WHAT TO PRODUCE: Leave out any pictures and transcribe all other data below exactly.

COLLECTED MATERIAL:
·····

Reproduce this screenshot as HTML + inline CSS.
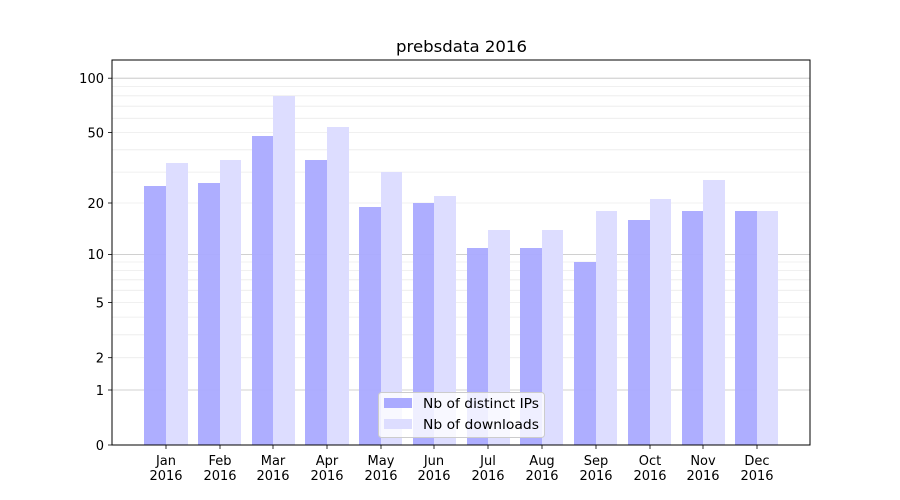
<!DOCTYPE html>
<html><head><meta charset="utf-8"><style>body{margin:0;background:#fff}svg{display:block}text{font-family:"DejaVu Sans","Liberation Sans",sans-serif;fill:#000}</style></head>
<body>
<svg width="900" height="500" viewBox="0 0 900 500">
<rect width="900" height="500" fill="#fff"/>
<g stroke="#ebebeb" stroke-width="0.8">
<line x1="112" x2="810" y1="357.7" y2="357.7"/><line x1="112" x2="810" y1="334.8" y2="334.8"/><line x1="112" x2="810" y1="317.1" y2="317.1"/><line x1="112" x2="810" y1="302.6" y2="302.6"/><line x1="112" x2="810" y1="290.3" y2="290.3"/><line x1="112" x2="810" y1="279.8" y2="279.8"/><line x1="112" x2="810" y1="270.4" y2="270.4"/><line x1="112" x2="810" y1="262" y2="262"/>
<line x1="112" x2="810" y1="203" y2="203"/><line x1="112" x2="810" y1="172.1" y2="172.1"/><line x1="112" x2="810" y1="149.8" y2="149.8"/><line x1="112" x2="810" y1="132.5" y2="132.5"/><line x1="112" x2="810" y1="118.3" y2="118.3"/><line x1="112" x2="810" y1="106.2" y2="106.2"/><line x1="112" x2="810" y1="95.8" y2="95.8"/><line x1="112" x2="810" y1="86.5" y2="86.5"/>
</g>
<g stroke="#c0c0c0" stroke-width="0.8">
<line x1="112" x2="810" y1="390" y2="390"/><line x1="112" x2="810" y1="254.4" y2="254.4"/><line x1="112" x2="810" y1="78.2" y2="78.2"/>
</g>
<g fill="#aaaaff" fill-opacity="0.95">
<rect x="144" y="186" width="22" height="259"/><rect x="198" y="183" width="22" height="262"/><rect x="252" y="136" width="21" height="309"/><rect x="305" y="160" width="22" height="285"/><rect x="359" y="207" width="22" height="238"/><rect x="413" y="203" width="21" height="242"/><rect x="467" y="248" width="21" height="197"/><rect x="520" y="248" width="22" height="197"/><rect x="574" y="262" width="22" height="183"/><rect x="628" y="220" width="22" height="225"/><rect x="682" y="211" width="21" height="234"/><rect x="735" y="211" width="22" height="234"/>
</g>
<g fill="#ddddff">
<rect x="166" y="163" width="22" height="282"/><rect x="220" y="160" width="21" height="285"/><rect x="273" y="96" width="22" height="349"/><rect x="327" y="127" width="22" height="318"/><rect x="381" y="172" width="21" height="273"/><rect x="434" y="196" width="22" height="249"/><rect x="488" y="230" width="22" height="215"/><rect x="542" y="230" width="21" height="215"/><rect x="596" y="211" width="21" height="234"/><rect x="650" y="199" width="21" height="246"/><rect x="703" y="180" width="22" height="265"/><rect x="757" y="211" width="21" height="234"/>
</g>
<rect x="112" y="60" width="698" height="385" fill="none" stroke="#000" stroke-width="1"/>
<g stroke="#000" stroke-width="0.8">
<line x1="108" x2="112" y1="445" y2="445"/><line x1="108" x2="112" y1="390" y2="390"/><line x1="108" x2="112" y1="357.7" y2="357.7"/><line x1="108" x2="112" y1="302.6" y2="302.6"/><line x1="108" x2="112" y1="254.4" y2="254.4"/><line x1="108" x2="112" y1="203" y2="203"/><line x1="108" x2="112" y1="132.5" y2="132.5"/><line x1="108" x2="112" y1="78.2" y2="78.2"/>
<line x1="166" x2="166" y1="445" y2="449"/><line x1="220" x2="220" y1="445" y2="449"/><line x1="273" x2="273" y1="445" y2="449"/><line x1="327" x2="327" y1="445" y2="449"/><line x1="381" x2="381" y1="445" y2="449"/><line x1="434" x2="434" y1="445" y2="449"/><line x1="488" x2="488" y1="445" y2="449"/><line x1="542" x2="542" y1="445" y2="449"/><line x1="596" x2="596" y1="445" y2="449"/><line x1="650" x2="650" y1="445" y2="449"/><line x1="703" x2="703" y1="445" y2="449"/><line x1="757" x2="757" y1="445" y2="449"/>
</g>
<g font-size="13" text-anchor="end">
<text x="104" y="450">0</text><text x="104" y="395">1</text><text x="104" y="362.5">2</text><text x="104" y="307.5">5</text><text x="104" y="259">10</text><text x="104" y="208">20</text><text x="104" y="137.5">50</text><text x="104" y="83">100</text>
</g>
<g font-size="13" text-anchor="middle">
<text x="166" y="465">Jan</text><text x="166" y="480">2016</text>
<text x="220" y="465">Feb</text><text x="220" y="480">2016</text>
<text x="273" y="465">Mar</text><text x="273" y="480">2016</text>
<text x="327" y="465">Apr</text><text x="327" y="480">2016</text>
<text x="381" y="465">May</text><text x="381" y="480">2016</text>
<text x="434" y="465">Jun</text><text x="434" y="480">2016</text>
<text x="488" y="465">Jul</text><text x="488" y="480">2016</text>
<text x="542" y="465">Aug</text><text x="542" y="480">2016</text>
<text x="596" y="465">Sep</text><text x="596" y="480">2016</text>
<text x="650" y="465">Oct</text><text x="650" y="480">2016</text>
<text x="703" y="465">Nov</text><text x="703" y="480">2016</text>
<text x="757" y="465">Dec</text><text x="757" y="480">2016</text>
</g>
<text x="396" y="52" font-size="16" textLength="131" lengthAdjust="spacingAndGlyphs">prebsdata 2016</text>
<rect x="378.5" y="392.5" width="166" height="45" rx="3" fill="#fff" fill-opacity="0.8" stroke="#ccc"/>
<rect x="384" y="398" width="28" height="10" fill="#aaaaff"/>
<rect x="384" y="419" width="28" height="10" fill="#ddddff"/>
<text x="423" y="408" font-size="13" textLength="116" lengthAdjust="spacingAndGlyphs">Nb of distinct IPs</text>
<text x="423" y="429" font-size="13" textLength="116" lengthAdjust="spacingAndGlyphs">Nb of downloads</text>
</svg>
</body></html>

·····

OUTPUT BELOW:
Reproduce this screenshot as HTML + inline CSS.
<!DOCTYPE html>
<html><head><meta charset="utf-8"><style>body{margin:0;background:#fff}svg{display:block}text{font-family:"DejaVu Sans","Liberation Sans",sans-serif;fill:#000}</style></head>
<body>
<svg width="900" height="500" viewBox="0 0 900 500">
<rect width="900" height="500" fill="#fff"/>
<g stroke="#ebebeb" stroke-width="0.8">
<line x1="112" x2="810" y1="357.7" y2="357.7"/><line x1="112" x2="810" y1="334.8" y2="334.8"/><line x1="112" x2="810" y1="317.1" y2="317.1"/><line x1="112" x2="810" y1="302.6" y2="302.6"/><line x1="112" x2="810" y1="290.3" y2="290.3"/><line x1="112" x2="810" y1="279.8" y2="279.8"/><line x1="112" x2="810" y1="270.4" y2="270.4"/><line x1="112" x2="810" y1="262" y2="262"/>
<line x1="112" x2="810" y1="203" y2="203"/><line x1="112" x2="810" y1="172.1" y2="172.1"/><line x1="112" x2="810" y1="149.8" y2="149.8"/><line x1="112" x2="810" y1="132.5" y2="132.5"/><line x1="112" x2="810" y1="118.3" y2="118.3"/><line x1="112" x2="810" y1="106.2" y2="106.2"/><line x1="112" x2="810" y1="95.8" y2="95.8"/><line x1="112" x2="810" y1="86.5" y2="86.5"/>
</g>
<g stroke="#c0c0c0" stroke-width="0.8">
<line x1="112" x2="810" y1="390" y2="390"/><line x1="112" x2="810" y1="254.4" y2="254.4"/><line x1="112" x2="810" y1="78.2" y2="78.2"/>
</g>
<g fill="#aaaaff" fill-opacity="0.95">
<rect x="144" y="186" width="22" height="259"/><rect x="198" y="183" width="22" height="262"/><rect x="252" y="136" width="21" height="309"/><rect x="305" y="160" width="22" height="285"/><rect x="359" y="207" width="22" height="238"/><rect x="413" y="203" width="21" height="242"/><rect x="467" y="248" width="21" height="197"/><rect x="520" y="248" width="22" height="197"/><rect x="574" y="262" width="22" height="183"/><rect x="628" y="220" width="22" height="225"/><rect x="682" y="211" width="21" height="234"/><rect x="735" y="211" width="22" height="234"/>
</g>
<g fill="#ddddff">
<rect x="166" y="163" width="22" height="282"/><rect x="220" y="160" width="21" height="285"/><rect x="273" y="96" width="22" height="349"/><rect x="327" y="127" width="22" height="318"/><rect x="381" y="172" width="21" height="273"/><rect x="434" y="196" width="22" height="249"/><rect x="488" y="230" width="22" height="215"/><rect x="542" y="230" width="21" height="215"/><rect x="596" y="211" width="21" height="234"/><rect x="650" y="199" width="21" height="246"/><rect x="703" y="180" width="22" height="265"/><rect x="757" y="211" width="21" height="234"/>
</g>
<rect x="112" y="60" width="698" height="385" fill="none" stroke="#000" stroke-width="1"/>
<g stroke="#000" stroke-width="0.8">
<line x1="108" x2="112" y1="445" y2="445"/><line x1="108" x2="112" y1="390" y2="390"/><line x1="108" x2="112" y1="357.7" y2="357.7"/><line x1="108" x2="112" y1="302.6" y2="302.6"/><line x1="108" x2="112" y1="254.4" y2="254.4"/><line x1="108" x2="112" y1="203" y2="203"/><line x1="108" x2="112" y1="132.5" y2="132.5"/><line x1="108" x2="112" y1="78.2" y2="78.2"/>
<line x1="166" x2="166" y1="445" y2="449"/><line x1="220" x2="220" y1="445" y2="449"/><line x1="273" x2="273" y1="445" y2="449"/><line x1="327" x2="327" y1="445" y2="449"/><line x1="381" x2="381" y1="445" y2="449"/><line x1="434" x2="434" y1="445" y2="449"/><line x1="488" x2="488" y1="445" y2="449"/><line x1="542" x2="542" y1="445" y2="449"/><line x1="596" x2="596" y1="445" y2="449"/><line x1="650" x2="650" y1="445" y2="449"/><line x1="703" x2="703" y1="445" y2="449"/><line x1="757" x2="757" y1="445" y2="449"/>
</g>
<g font-size="13" text-anchor="end">
<text x="104" y="450">0</text><text x="104" y="395">1</text><text x="104" y="362.5">2</text><text x="104" y="307.5">5</text><text x="104" y="259">10</text><text x="104" y="208">20</text><text x="104" y="137.5">50</text><text x="104" y="83">100</text>
</g>
<g font-size="13" text-anchor="middle">
<text x="166" y="465">Jan</text><text x="166" y="480">2016</text>
<text x="220" y="465">Feb</text><text x="220" y="480">2016</text>
<text x="273" y="465">Mar</text><text x="273" y="480">2016</text>
<text x="327" y="465">Apr</text><text x="327" y="480">2016</text>
<text x="381" y="465">May</text><text x="381" y="480">2016</text>
<text x="434" y="465">Jun</text><text x="434" y="480">2016</text>
<text x="488" y="465">Jul</text><text x="488" y="480">2016</text>
<text x="542" y="465">Aug</text><text x="542" y="480">2016</text>
<text x="596" y="465">Sep</text><text x="596" y="480">2016</text>
<text x="650" y="465">Oct</text><text x="650" y="480">2016</text>
<text x="703" y="465">Nov</text><text x="703" y="480">2016</text>
<text x="757" y="465">Dec</text><text x="757" y="480">2016</text>
</g>
<text x="396" y="52" font-size="16" textLength="131" lengthAdjust="spacingAndGlyphs">prebsdata 2016</text>
<rect x="378.5" y="392.5" width="166" height="45" rx="3" fill="#fff" fill-opacity="0.8" stroke="#ccc"/>
<rect x="384" y="398" width="28" height="10" fill="#aaaaff"/>
<rect x="384" y="419" width="28" height="10" fill="#ddddff"/>
<text x="423" y="408" font-size="13" textLength="116" lengthAdjust="spacingAndGlyphs">Nb of distinct IPs</text>
<text x="423" y="429" font-size="13" textLength="116" lengthAdjust="spacingAndGlyphs">Nb of downloads</text>
</svg>
</body></html>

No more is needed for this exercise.